Open WQR53 opened 2 years ago
Hi @WQR53 , Thank you for your interest in our work!
I don't know the reason, since astminer and neuro-vectorizer are not mine.
However, please check out this PolyCoder paper: https://arxiv.org/pdf/2202.13169.pdf and code: https://github.com/VHellendoorn/Code-LMs where we release a larger model that works for many languages. Specifically, for C, PolyCoder achieves better results than OpenAI's Codex.
Best, Uri
I use astminer to generate C data for feeding code2vec. And the dataset is from https://github.com/intel/neuro-vectorizer . However, PRECISION, RECALL, and F1 are always zero when training.
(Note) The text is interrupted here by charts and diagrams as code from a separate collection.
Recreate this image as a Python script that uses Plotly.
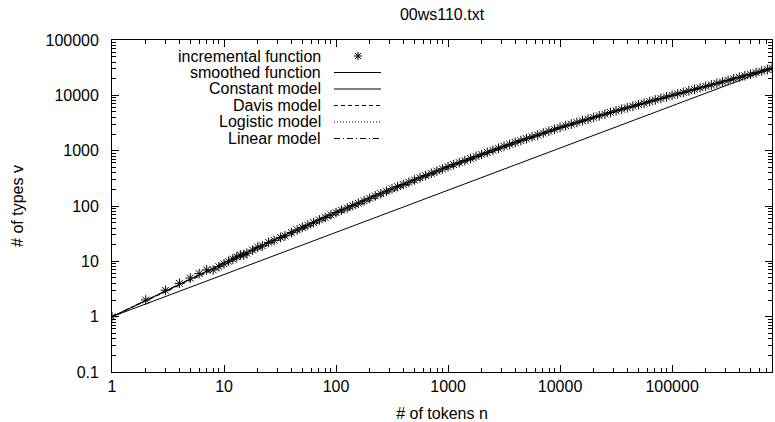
import plotly.graph_objects as go

# ---------------- data ----------------
title_text = "00ws110.txt"
x_title = "# of tokens n"
y_title = "# of types v"

incr_n = [1, 2, 3, 4, 5, 6, 7, 8, 9, 10, 11, 12, 13, 14, 15, 16, 18, 20, 22, 25, 28, 32, 35, 40, 45,
          50, 56, 63, 71, 80, 90, 100, 112, 126, 141, 158, 178, 200, 224, 251, 282, 316, 355, 398,
          447, 501, 562, 631, 708, 794, 891, 1000, 1122, 1259, 1413, 1585, 1778, 1995, 2239, 2512,
          2818, 3162, 3548, 3981, 4467, 5012, 5623, 6310, 7079, 7943, 8913, 10000, 11220, 12589,
          14125, 15849, 17783, 19953, 22387, 25119, 28184, 31623, 35481, 39811, 44668, 50119,
          56234, 63096, 70795, 79433, 89125, 100000, 112202, 125893, 141254, 158489, 177828,
          199526, 223872, 251189, 281838, 316228, 354813, 398107, 446684, 501187, 562341,
          630957, 707946, 780000]
incr_v = [1, 2, 3, 4, 5, 6, 7, 7, 8, 9, 10, 11, 12, 13, 13, 14, 16, 18, 19, 22, 24, 27, 29, 33, 37,
          41, 45, 50, 56, 62, 69, 76, 84, 92, 102, 112, 124, 138, 152, 167, 185, 204, 224, 245,
          269, 295, 324, 355, 389, 427, 468, 513, 558, 608, 662, 721, 785, 855, 931, 1014,
          1104, 1202, 1300, 1406, 1521, 1644, 1778, 1923, 2080, 2249, 2432, 2630, 2818, 3020,
          3236, 3467, 3715, 3981, 4266, 4571, 4898, 5248, 5598, 5970, 6368, 6792,
          7244, 7727, 8241, 8790, 9376, 10000, 10641, 11324, 12050, 12823, 13646,
          14521, 15453, 16444, 17500, 18621, 19861, 21184, 22594, 24099, 25704,
          27416, 29242, 30870]

model_n = [1, 3.16, 10, 31.6, 100, 316, 1000, 3162, 10000, 31623, 100000, 316228, 780000]
smoothed_v = [1, 3.05, 9.3, 27, 76, 204, 513, 1202, 2630, 5248, 10000, 18621, 30870]
constant_v = [1, 2.40, 5.78, 13.9, 33.4, 80.4, 193, 464, 1117, 2685, 6457, 15524, 30870]
davis_v = [1, 2.95, 8.7, 24.5, 68, 182, 470, 1120, 2520, 5150, 9950, 18700, 30870]
logistic_v = [1, 3.1, 9.3, 27, 77, 205, 520, 1215, 2650, 5300, 10100, 18500, 30500]
linear_v = [1, 3.1, 9.5, 28, 79, 209, 518, 1205, 2620, 5280, 10050, 18650, 30870]

legend_labels = ["incremental function", "smoothed function", "Constant model",
                 "Davis model", "Logistic model", "Linear model"]

x_tick_vals = [1, 10, 100, 1000, 10000, 100000]
x_tick_text = ["1", "10", "100", "1000", "10000", "100000"]
y_tick_vals = [0.1, 1, 10, 100, 1000, 10000, 100000]
y_tick_text = ["0.1", "1", "10", "100", "1000", "10000", "100000"]

# ---------------- figure ----------------
FONT = "Liberation Sans, Arial, Helvetica, sans-serif"
TF = dict(family=FONT, size=16, color="black")
W, H = 775, 422
ML, MR, MT, MB = 112, 3, 40, 50
PW, PH = W - ML - MR, H - MT - MB
XR = [0, 5.892]
YR = [-1, 5]
PAD = "\u00a0\u00a0"

def px(x):
    return (x - ML) / PW

def py(y):
    return (H - MB - y) / PH

minor_vals = [m * 10 ** e for e in range(-1, 6) for m in range(2, 10)]

fig = go.Figure()

# Constant model drawn on the identically ranged minor-tick axes so those axes render
fig.add_trace(go.Scatter(
    x=model_n, y=constant_v, mode="lines", name="Constant model",
    xaxis="x3", yaxis="y3", line=dict(color="black", width=1), showlegend=False))

line_styles = [
    ("smoothed function", smoothed_v, "solid"),
    ("Davis model", davis_v, "4px,3px"),
    ("Logistic model", logistic_v, "1px,2px"),
    ("Linear model", linear_v, "6px,3px,1px,3px"),
]
for name, vals, dash in line_styles:
    fig.add_trace(go.Scatter(
        x=model_n, y=vals, mode="lines", name=name,
        line=dict(color="black", width=1, dash=dash), showlegend=False))

fig.add_trace(go.Scatter(
    x=incr_n, y=incr_v, mode="markers", name="incremental function",
    marker=dict(symbol="asterisk-open", size=8, color="black",
                line=dict(color="black", width=1)),
    showlegend=False))

# custom gnuplot-style key (text right, sample left)
row_y = [56, 72.5, 89, 105.5, 122, 138.5]
dashes = ["solid", "solid", "4px,3px", "1px,2px", "6px,3px,1px,3px"]
for i, label in enumerate(legend_labels):
    fig.add_annotation(x=px(323), y=py(row_y[i]), xref="paper", yref="paper",
                       text=label, showarrow=False, xanchor="right", yanchor="middle",
                       font=TF)
    if i > 0:
        fig.add_shape(type="line", xref="paper", yref="paper",
                      x0=px(334), x1=px(381), y0=py(row_y[i]), y1=py(row_y[i]),
                      line=dict(color="black", width=1, dash=dashes[i - 1]))
# key sample for the star marker, placed in axis units at the key row
key_x = 10 ** (XR[0] + px(358) * (XR[1] - XR[0]))
key_y = 10 ** (YR[0] + py(row_y[0]) * (YR[1] - YR[0]))
fig.add_trace(go.Scatter(
    x=[key_x], y=[key_y], mode="markers",
    marker=dict(symbol="asterisk-open", size=7, color="black",
                line=dict(color="black", width=1)),
    showlegend=False, hoverinfo="skip"))

fig.update_layout(
    width=W, height=H,
    margin=dict(l=ML, r=MR, t=MT, b=MB),
    paper_bgcolor="white", plot_bgcolor="white",
    showlegend=False,
    font=TF,
    title=dict(text=title_text, x=0.5, xref="paper", xanchor="center",
               y=1 - 14 / H, yref="container", yanchor="middle", font=TF),
    xaxis=dict(type="log", range=XR, showline=True, linecolor="black", mirror="allticks",
               ticks="inside", ticklen=7, tickcolor="black", tickwidth=1,
               tickvals=x_tick_vals, ticktext=x_tick_text, tickfont=TF, showgrid=False,
               zeroline=False,
               title=dict(text=x_title, standoff=14, font=TF)),
    yaxis=dict(type="log", range=YR, showline=True, linecolor="black", mirror="allticks",
               ticks="inside", ticklen=7, tickcolor="black", tickwidth=1,
               tickvals=y_tick_vals, ticktext=[t + PAD for t in y_tick_text],
               tickfont=TF, showgrid=False, zeroline=False,
               title=dict(text=y_title, standoff=17, font=TF)),
    xaxis3=dict(overlaying="x", type="log", range=XR, anchor="y3", ticks="inside", ticklen=4,
                tickcolor="black", tickwidth=1, tickvals=minor_vals, showticklabels=False,
                mirror="allticks", showgrid=False, showline=False, zeroline=False),
    yaxis3=dict(overlaying="y", type="log", range=YR, anchor="x3", ticks="inside", ticklen=4,
                tickcolor="black", tickwidth=1, tickvals=minor_vals, showticklabels=False,
                mirror="allticks", showgrid=False, showline=False, zeroline=False),
)

fig.write_html("out.html", config={"displayModeBar": False},
               post_script="document.body.style.margin='0';")
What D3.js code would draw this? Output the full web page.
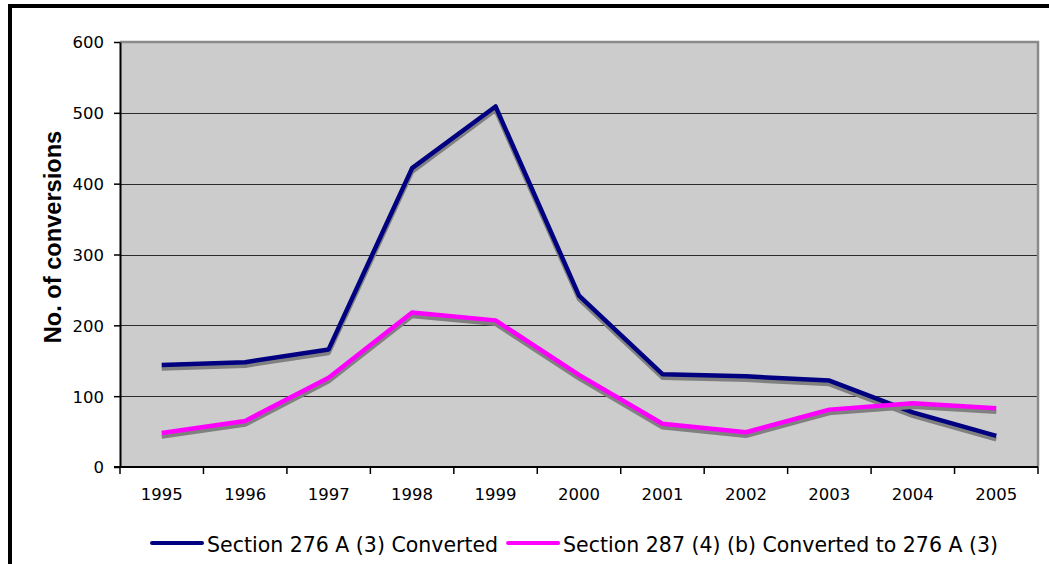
<!DOCTYPE html>
<html>
<head>
<meta charset="utf-8">
<script src="https://cdn.jsdelivr.net/npm/d3@7"></script>
<style>
html,body{margin:0;padding:0;background:#fff;}
svg{display:block;}
</style>
</head>
<body>
<svg id="chart" width="1049" height="564"></svg>
<script>
const years = ["1995","1996","1997","1998","1999","2000","2001","2002","2003","2004","2005"];
const section276 = [144, 148, 166, 422, 509, 242, 131, 128, 122, 77, 44];
const section287 = [48, 65, 126, 218, 207, 130, 61, 49, 81, 90, 83];
const yTicks = [0, 100, 200, 300, 400, 500, 600];
const seriesNames = ["Section 276 A (3) Converted", "Section 287 (4) (b) Converted to 276 A (3)"];
const seriesColors = ["#000080", "#ff00ff"];
const yTitle = "No. of conversions";

const svg = d3.select("#chart");
const W = 1049, H = 564;
const plot = {left: 120, top: 42, right: 1038, bottom: 467};

// outer frame
svg.append("rect").attr("x", 10).attr("y", 6).attr("width", W + 20).attr("height", H + 20)
  .attr("fill", "#fff").attr("stroke", "#000").attr("stroke-width", 4);

const x = d3.scaleBand().domain(years).range([plot.left, plot.right]).padding(0);
const y = d3.scaleLinear().domain([0, 600]).range([plot.bottom, plot.top]);

// plot background
svg.append("rect").attr("x", plot.left).attr("y", plot.top)
  .attr("width", plot.right - plot.left).attr("height", plot.bottom - plot.top)
  .attr("fill", "#cccccc");

// gridlines
svg.append("g").selectAll("line").data(yTicks.filter(d => d > 0 && d < 600)).join("line")
  .attr("x1", plot.left).attr("x2", plot.right)
  .attr("y1", d => Math.round(y(d)) + 0.5).attr("y2", d => Math.round(y(d)) + 0.5)
  .attr("stroke", "#2a2a2a").attr("stroke-width", 1.2);

// top and right gray border
svg.append("path")
  .attr("d", `M${plot.left},${plot.top} H${plot.right} V${plot.bottom}`)
  .attr("fill", "none").attr("stroke", "#8a8a8a").attr("stroke-width", 2.5);

// lines
const line = d3.line().x((d, i) => x(years[i]) + x.bandwidth() / 2).y(d => y(d));
[section276, section287].forEach((s, k) => {
  svg.append("path").datum(s).attr("d", line)
    .attr("transform", "translate(0,3.5)")
    .attr("fill", "none").attr("stroke", "#808080").attr("stroke-width", 4.5)
    .attr("stroke-linejoin", "round");
  svg.append("path").datum(s).attr("d", line)
    .attr("fill", "none").attr("stroke", seriesColors[k]).attr("stroke-width", 4.5)
    .attr("stroke-linejoin", "round");
});

// y axis
const yAxis = svg.append("g").attr("transform", `translate(${plot.left},0)`)
  .call(d3.axisLeft(y).tickValues(yTicks).tickSize(6).tickPadding(10).tickSizeOuter(0));
yAxis.select(".domain").attr("stroke", "#000").attr("stroke-width", 2);
yAxis.selectAll(".tick line").attr("stroke", "#000").attr("stroke-width", 1.5);
yAxis.selectAll("text").attr("font-family", "DejaVu Sans, Verdana, sans-serif")
  .attr("font-size", 16.5).attr("fill", "#000").attr("dy", "0.36em");

// x axis
const xAxis = svg.append("g").attr("transform", `translate(0,${plot.bottom})`)
  .call(d3.axisBottom(x).tickSize(0).tickPadding(0).tickSizeOuter(0));
xAxis.select(".domain").attr("stroke", "#000").attr("stroke-width", 2)
  .attr("d", `M${plot.left - 6},0H${plot.right}`);
xAxis.selectAll("text").attr("font-family", "DejaVu Sans, Verdana, sans-serif")
  .attr("font-size", 16.5).attr("fill", "#000").attr("y", 33).attr("dy", 0);
const bounds = years.map(d => x(d)).concat([plot.right]);
xAxis.append("g").selectAll("line").data(bounds).join("line")
  .attr("x1", d => d).attr("x2", d => d).attr("y1", 0).attr("y2", 7)
  .attr("stroke", "#000").attr("stroke-width", 1.5);

// y title
svg.append("text")
  .attr("transform", `translate(61,237) rotate(-90)`)
  .attr("text-anchor", "middle")
  .attr("font-family", "Liberation Sans, Arial, sans-serif").attr("font-weight", "bold")
  .attr("font-size", 23.6).attr("fill", "#000").text(yTitle);

// legend
const legend = svg.append("g");
const legY = 543;
let lx = 152;
seriesNames.forEach((name, k) => {
  legend.append("line").attr("x1", lx).attr("x2", lx + 50).attr("y1", legY).attr("y2", legY)
    .attr("stroke", seriesColors[k]).attr("stroke-width", 4).attr("stroke-linecap", "round");
  const t = legend.append("text").attr("x", lx + 55).attr("y", legY + 9)
    .attr("font-family", "DejaVu Sans, Verdana, sans-serif").attr("font-size", 20.5)
    .attr("fill", "#000").text(name);
  lx = lx + 55 + t.node().getComputedTextLength() + 10;
});
</script>
</body>
</html>
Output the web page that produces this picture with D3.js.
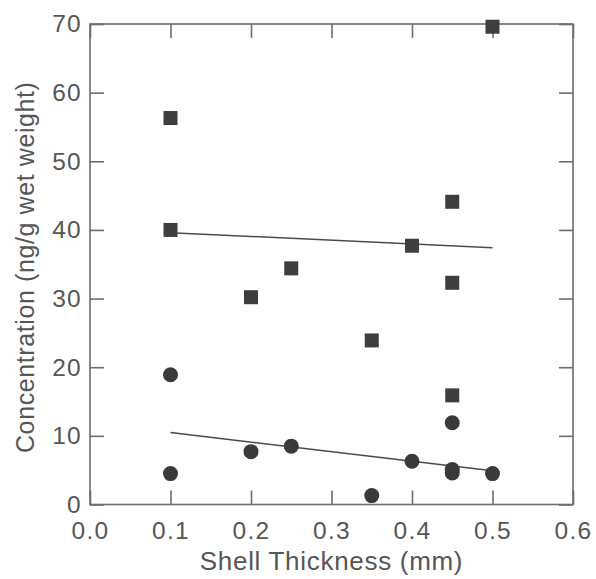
<!DOCTYPE html>
<html>
<head>
<meta charset="utf-8">
<script src="https://cdn.jsdelivr.net/npm/d3@7"></script>
<style>
  html, body { margin: 0; padding: 0; background: #fff; }
  svg { display: block; }
  text { font-family: "Liberation Sans", Arial, Helvetica, sans-serif; fill: #565656; }
</style>
</head>
<body>
<svg id="chart" width="596" height="579"></svg>
<script>
// Shell thickness (mm) vs concentration (ng/g wet weight)
const squareX = [0.10, 0.10, 0.20, 0.25, 0.35, 0.40, 0.45, 0.45, 0.45, 0.50];
const squareY = [56.3, 40.0, 30.2, 34.4, 23.9, 37.7, 44.1, 32.3, 15.9, 69.6];

const circleX = [0.10, 0.10, 0.20, 0.25, 0.35, 0.40, 0.45, 0.45, 0.45, 0.50];
const circleY = [18.9, 4.5, 7.7, 8.5, 1.3, 6.3, 11.9, 5.1, 4.6, 4.5];

// fitted trend lines: endpoints at x = 0.1 and x = 0.5
const trendX = [0.10, 0.50];
const squareTrendY = [39.6, 37.4];
const circleTrendY = [10.5, 4.9];

const xTicks = [0.0, 0.1, 0.2, 0.3, 0.4, 0.5, 0.6];
const yTicks = [0, 10, 20, 30, 40, 50, 60, 70];

const xTitle = "Shell Thickness (mm)";
const yTitle = "Concentration (ng/g wet weight)";

const svg = d3.select("#chart");
const plotLeft = 90, plotRight = 573, plotTop = 24, plotBottom = 504.5;
const axisColor = "#6c6c6c";
const textColor = "#565656";

const x = d3.scaleLinear().domain([0, 0.6]).range([plotLeft, plotRight]);
const y = d3.scaleLinear().domain([0, 70]).range([plotBottom, plotTop]);

// frame
svg.append("rect")
  .attr("x", plotLeft).attr("y", plotTop)
  .attr("width", plotRight - plotLeft).attr("height", plotBottom - plotTop)
  .attr("fill", "none").attr("stroke", axisColor).attr("stroke-width", 1.6);

function styleAxis(g) {
  g.select(".domain").remove();
  g.selectAll(".tick line").attr("stroke", axisColor).attr("stroke-width", 1.6);
  g.selectAll("text")
    .attr("fill", textColor)
    .style("font-size", "24.5px")
    .style("letter-spacing", "1.3px")
    .attr("font-family", null);
}

svg.append("g").attr("transform", `translate(0,${plotBottom})`)
  .call(d3.axisBottom(x).tickValues(xTicks).tickFormat(d3.format(".1f"))
    .tickSizeInner(-14).tickSizeOuter(0).tickPadding(17))
  .call(styleAxis);

svg.append("g").attr("transform", `translate(0,${plotTop})`)
  .call(d3.axisTop(x).tickValues(xTicks).tickFormat("")
    .tickSizeInner(-14).tickSizeOuter(0))
  .call(styleAxis);

svg.append("g").attr("transform", `translate(${plotLeft},0)`)
  .call(d3.axisLeft(y).tickValues(yTicks).tickFormat(d3.format("d"))
    .tickSizeInner(-14).tickSizeOuter(0).tickPadding(8))
  .call(styleAxis);

svg.append("g").attr("transform", `translate(${plotRight},0)`)
  .call(d3.axisRight(y).tickValues(yTicks).tickFormat("")
    .tickSizeInner(-14).tickSizeOuter(0))
  .call(styleAxis);

// axis titles
svg.append("text")
  .attr("x", (plotLeft + plotRight) / 2).attr("y", 570)
  .attr("text-anchor", "middle")
  .style("font-size", "26px").style("letter-spacing", "0.7px")
  .text(xTitle);

svg.append("text")
  .attr("transform", `translate(34,${(plotTop + plotBottom) / 2 + 3}) rotate(-90)`)
  .attr("text-anchor", "middle")
  .style("font-size", "25px").style("letter-spacing", "0.6px")
  .text(yTitle);

// trend lines
const line = d3.line().x(d => x(d[0])).y(d => y(d[1]));
[squareTrendY, circleTrendY].forEach(ty => {
  svg.append("path")
    .datum(trendX.map((v, i) => [v, ty[i]]))
    .attr("d", line)
    .attr("fill", "none")
    .attr("stroke", "#4a4a4a")
    .attr("stroke-width", 1.5);
});

// square markers
const sq = 14;
svg.append("g").selectAll("rect")
  .data(squareX.map((v, i) => [v, squareY[i]]))
  .join("rect")
  .attr("x", d => x(d[0]) - sq / 2)
  .attr("y", d => y(d[1]) - sq / 2)
  .attr("width", sq).attr("height", sq)
  .attr("fill", "#3e3e3e");

// circle markers
svg.append("g").selectAll("circle")
  .data(circleX.map((v, i) => [v, circleY[i]]))
  .join("circle")
  .attr("cx", d => x(d[0]))
  .attr("cy", d => y(d[1]))
  .attr("r", 7.5)
  .attr("fill", "#3a3a3a");
</script>
</body>
</html>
I use the command
source train.sh
to run train.sh and the following output was obtained (partially).I used astminer to get path_contexts.c2s file and divided it into three files train.c2s, test.c2s and val.c2s. Next, I modified the file preprocess.sh and got 7 c2v files: xxxx.dict.c2v, xxxx.histo.ori.c2v, xxxx.histo.path.c2v, xxxx.histo.tgt.c2v, xxxx.test.c2v, xxxx.train.c2v, xxxx.val.c2v. And then I used the command
source train.sh
to run train.sh but found that PRECISION, RECALL, and F1 were all 0.